Par rapport à Europol, Eurojust est sans doute plus « communicant ». Notons toutefois qu'en matière de cybercriminalité, Europol informe régulièrement les États des failles décelées dans leurs systèmes d'informations. En matière de lutte contre les stupéfiants, Europol procède à d'intéressantes études sur les drogues de synthèse consommées dans l'espace européen, ce qui facilite le travail des services répressifs.
Mais c'est vrai, les États hésitent souvent à abandonner des éléments de leur souveraineté ce qui ne les empêche pas de souhaiter l'installation du siège d'au moins une institution européenne sur leur territoire.
Entre Europol et Eurojust, il existe un bon niveau de coordination et de coopération. Les difficultés qui peuvent survenir sont à chercher dans la nature des relations existant entre les systèmes judiciaires et les services de police dans les États nationaux.
M. Simon Sutour, président . - En réponse à la question de Mme Bernadette Bourzai, je voudrais préciser qu'Interpol est une organisation internationale de police créée en 1923. Il rassemble 190 États membres. Son secrétariat général siège à Lyon. Interpol dispose de sept bureaux régionaux dans le monde, auquel il convient d'ajouter un bureau de représentation à l'Organisation des Nations unies. Chaque État membre dispose d'un bureau national à Interpol. Interpol a pour mission :
- la coopération policière internationale,
- la formation,
- les réseaux de communication et l'échange de données.
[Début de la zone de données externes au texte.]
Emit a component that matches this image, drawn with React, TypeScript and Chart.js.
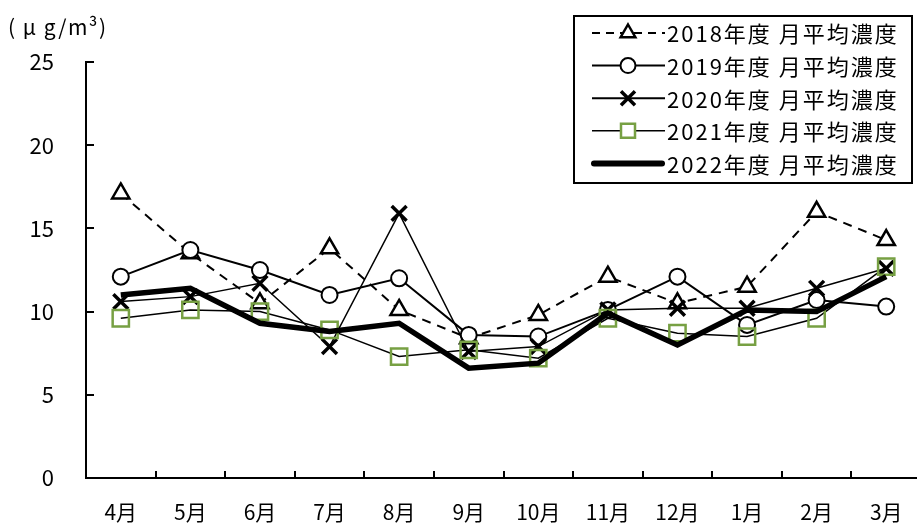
import React, { useEffect, useRef } from 'react';
import { Chart, registerables } from 'chart.js';

Chart.register(...registerables);

const months = ['4月', '5月', '6月', '7月', '8月', '9月', '10月', '11月', '12月', '1月', '2月', '3月'];
const s2018 = [17.1, 13.5, 10.5, 13.8, 10.1, 8.4, 9.8, 12.1, 10.5, 11.5, 16.0, 14.3];
const s2019 = [12.1, 13.7, 12.5, 11.0, 12.0, 8.6, 8.5, 10.1, 12.1, 9.2, 10.7, 10.3];
const s2020 = [10.6, 10.9, 11.7, 7.9, 15.9, 7.6, 7.9, 10.1, 10.2, 10.2, 11.4, 12.6];
const s2021 = [9.6, 10.1, 10.0, 8.9, 7.3, 7.7, 7.2, 9.6, 8.7, 8.5, 9.6, 12.7];
const s2022 = [11.0, 11.4, 9.3, 8.8, 9.3, 6.6, 6.9, 9.9, 8.0, 10.1, 10.0, 12.1];
const seriesNames = ['2018年度 月平均濃度', '2019年度 月平均濃度', '2020年度 月平均濃度', '2021年度 月平均濃度', '2022年度 月平均濃度'];
const yTitle = '( μ g/m³)';
const GREEN = '#77A043';
const FONT = '"Noto Sans CJK JP", "Noto Sans", sans-serif';

function drawMarker(ctx: CanvasRenderingContext2D, kind: string, x: number, y: number) {
  ctx.save();
  ctx.setLineDash([]);
  if (kind === 'triangle') {
    const r = 8.5;
    ctx.beginPath();
    ctx.moveTo(x, y - r);
    ctx.lineTo(x + r * 0.866, y + r * 0.5);
    ctx.lineTo(x - r * 0.866, y + r * 0.5);
    ctx.closePath();
    ctx.fillStyle = '#fff';
    ctx.fill();
    ctx.lineWidth = 2.5;
    ctx.strokeStyle = '#000';
    ctx.stroke();
  } else if (kind === 'circle') {
    ctx.beginPath();
    ctx.arc(x, y, 7.5, 0, Math.PI * 2);
    ctx.fillStyle = '#fff';
    ctx.fill();
    ctx.lineWidth = 2;
    ctx.strokeStyle = '#000';
    ctx.stroke();
  } else if (kind === 'cross') {
    const h = 7;
    ctx.beginPath();
    ctx.moveTo(x - h, y - h);
    ctx.lineTo(x + h, y + h);
    ctx.moveTo(x + h, y - h);
    ctx.lineTo(x - h, y + h);
    ctx.lineWidth = 3.5;
    ctx.strokeStyle = '#000';
    ctx.stroke();
  } else if (kind === 'rect') {
    ctx.beginPath();
    ctx.rect(x - 7, y - 7, 14, 14);
    ctx.fillStyle = '#fff';
    ctx.fill();
    ctx.lineWidth = 2.5;
    ctx.strokeStyle = GREEN;
    ctx.stroke();
  }
  ctx.restore();
}

const decorPlugin = {
  id: 'decor',
  afterDraw(chart: any) {
    const ctx: CanvasRenderingContext2D = chart.ctx;
    const xs = chart.scales.x;
    const ys = chart.scales.y;
    const area = chart.chartArea;
    ctx.save();
    ctx.strokeStyle = '#000';
    ctx.lineWidth = 2;
    ys.ticks.forEach((t: any) => {
      const y = Math.round(ys.getPixelForValue(t.value));
      ctx.beginPath();
      ctx.moveTo(area.left, y);
      ctx.lineTo(area.left + 8, y);
      ctx.stroke();
    });
    for (let i = 1; i < months.length; i++) {
      const x = Math.round((xs.getPixelForValue(i - 1) + xs.getPixelForValue(i)) / 2);
      ctx.beginPath();
      ctx.moveTo(x, area.bottom);
      ctx.lineTo(x, area.bottom - 7);
      ctx.stroke();
    }
    // unit title
    ctx.fillStyle = '#000';
    ctx.font = `21px ${FONT}`;
    (ctx as any).letterSpacing = '1.5px';
    ctx.textBaseline = 'middle';
    ctx.textAlign = 'left';
    ctx.fillText(yTitle, 8, 27);
    (ctx as any).letterSpacing = '0px';

    // legend
    const bx = 574, by = 16, bw = 338, bh = 167;
    ctx.fillStyle = '#fff';
    ctx.fillRect(bx, by, bw, bh);
    ctx.lineWidth = 2;
    ctx.strokeStyle = '#000';
    ctx.strokeRect(bx, by, bw, bh);
    const kinds = ['triangle', 'circle', 'cross', 'rect', 'none'];
    const widths = [2, 2, 2, 1.5, 6];
    for (let i = 0; i < seriesNames.length; i++) {
      const y = 33 + i * 32.6;
      ctx.save();
      ctx.beginPath();
      ctx.strokeStyle = '#000';
      ctx.lineWidth = widths[i];
      ctx.lineCap = i === 4 ? 'round' : 'butt';
      if (i === 0) ctx.setLineDash([8, 6]);
      ctx.moveTo(i === 4 ? 594 : 592, y);
      ctx.lineTo(i === 4 ? 662 : 665, y);
      ctx.stroke();
      ctx.restore();
      drawMarker(ctx, kinds[i], 628, y);
      ctx.fillStyle = '#000';
      ctx.font = `22px ${FONT}`;
      (ctx as any).letterSpacing = '2px';
      ctx.textBaseline = 'middle';
      ctx.textAlign = 'left';
      ctx.fillText(seriesNames[i], 667, y + 1);
      (ctx as any).letterSpacing = '0px';
    }
    ctx.restore();
  },
};

export default function App() {
  const ref = useRef<HTMLCanvasElement>(null);
  useEffect(() => {
    if (!ref.current) return;
    const chart = new Chart(ref.current, {
      type: 'line',
      data: {
        labels: months,
        datasets: [
          {
            label: seriesNames[4], data: s2022, borderColor: '#000', borderWidth: 5.5,
            pointRadius: 0, tension: 0, order: 0,
          },
          {
            label: seriesNames[3], data: s2021, borderColor: '#000', borderWidth: 1.5,
            pointStyle: 'rect', pointRadius: 11.5, pointBorderColor: GREEN, pointBackgroundColor: 'rgba(255,255,255,0)',
            pointBorderWidth: 2.5, tension: 0, order: 1,
          },
          {
            label: seriesNames[2], data: s2020, borderColor: '#000', borderWidth: 1.5,
            pointStyle: 'crossRot', pointRadius: 10.5, pointBorderColor: '#000', pointBorderWidth: 3.5,
            tension: 0, order: 2,
          },
          {
            label: seriesNames[1], data: s2019, borderColor: '#000', borderWidth: 2,
            pointStyle: 'circle', pointRadius: 8, pointBorderColor: '#000', pointBackgroundColor: '#fff',
            pointBorderWidth: 2, tension: 0, order: 3,
          },
          {
            label: seriesNames[0], data: s2018, borderColor: '#000', borderWidth: 2, borderDash: [9, 7],
            pointStyle: 'triangle', pointRadius: 10, pointBorderColor: '#000', pointBackgroundColor: '#fff',
            pointBorderWidth: 2.5, tension: 0, order: 4,
          },
        ],
      },
      options: {
        animation: false,
        responsive: false,
        devicePixelRatio: 1,
        layout: { padding: { top: 62, right: 12, left: 0, bottom: 0 } },
        plugins: { legend: { display: false }, tooltip: { enabled: false } },
        scales: {
          x: {
            offset: true,
            grid: { display: false, drawTicks: false, offset: true },
            border: { display: true, color: '#000', width: 2 },
            ticks: { color: '#000', font: { family: FONT, size: 21 }, padding: 21, maxRotation: 0, autoSkip: false },
            afterFit: (s: any) => { s.height = 47; },
          },
          y: {
            min: 0, max: 25,
            grid: { display: false, drawTicks: false },
            border: { display: true, color: '#000', width: 2 },
            ticks: { stepSize: 5, color: '#000', font: { family: FONT, size: 22 }, padding: 32 },
            afterFit: (s: any) => { s.width = 86; },
          },
        },
      },
      plugins: [decorPlugin],
    });
    return () => chart.destroy();
  }, []);
  return (
    <div style={{ position: 'fixed', left: 0, top: 0, width: 917, height: 525, overflow: 'hidden', background: '#fff' }}>
      <canvas ref={ref} width={935} height={525} style={{ display: 'block', width: 935, height: 525 }} />
    </div>
  );
}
M. André Gattolin . - Dans le domaine du proxénétisme, il faut souligner qu'Eurojust est submergé par les dossiers.
En conclusion, je dirai que la coopération européenne ne se « décrète pas » mais peut être « facilitée » : telle est la mission d'Europol et d'Eurojust.
Mme Joëlle Garriaud-Maylam . - Ce qui est sûr, c'est qu'il convient absolument d'assurer le suivi des affaires de traite d'êtres humains. Seule une forte coopération internationale pourra endiguer ce phénomène très préoccupant.
À l'issue du débat, la commission a autorisé, à l'unanimité, la publication du rapport de MM. André Gattolin, Dominique Bailly, Pierre Bernard-Reymond et Mme Colette Mélot.